Officials at Harborview Medical Center said Monday morning that the condition of Officer Michael Kralicek, 35, has remained unchanged since late last week. Kralicek was flown from Coeur d’Alene to Harborview at about 7 a.m. Dec. 28 – several hours after he was hit in the jaw by a bullet from a .357-magnum revolver at close quarters. His condition was upgraded from critical to serious after surgery to help with his breathing and to shore up his carotid artery.
He is believed to be the first Coeur d’Alene officer shot in the line of duty in at least 30 years.
Michael Madonna, a 39-year-old vacuum cleaner salesman rarely in trouble with the law, is the man who shot Kralicek, police say. Madonna was shot and killed by two Kootenai County Sheriff’s deputies who accompanied Kralicek to 1332 Starling Avenue in the Grouse Meadow subdivision, Hayden. Police were there to impound Madonna’s pickup truck from the driveway, in order to retrieve evidence from an earlier theft of beer kegs from a Coeur d’Alene distributor.

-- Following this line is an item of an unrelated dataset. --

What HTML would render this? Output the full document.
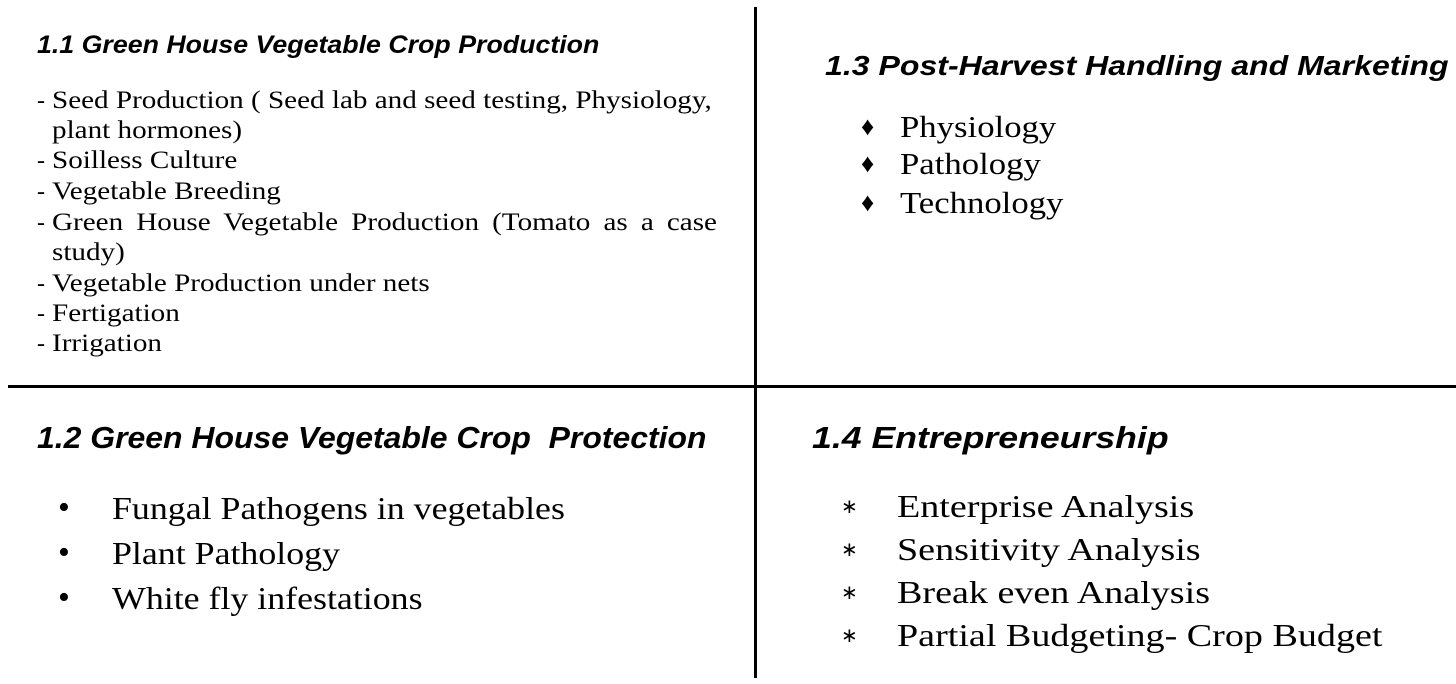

As the three officers were talking with Madonna in his driveway at 12:20 a.m. last Tuesday, Madonna broke away and ran into his house where, police say, he grabbed a loaded revolver from a coffee table, spun and shot twice. The first shot apparently hit Kralicek.
Kootenai County Sheriff Rocky Watson, citing a department practice, said Monday he would not release the names of the two deputies until an investigation into the shooting is completed.
“These guys are really struggling with this,” Watson said. “All the people who were there in that garage are feeling guilty, asking themselves ‘Did I do everything right?’ Sergeants are second-guessing themselves, asking ‘Should I have sent them on that call?’ It goes right to the administration, ‘Is there equipment we could have given them? Training?’ “
Capt. Clark Rollins, heading the official Idaho State Police investigation into the shooting (the sheriff’s department is also conducting an internal review), said he had turned over much of his material to Kootenai County Prosecutor Bill Douglas on Monday afternoon. Douglas will determine whether the shooting by deputies was justified. He left his office Monday without returning several phone messages.
Three investigators with two different agencies have told The Spokesman-Review that the evidence on the garage floor closely matches the statements made by deputies.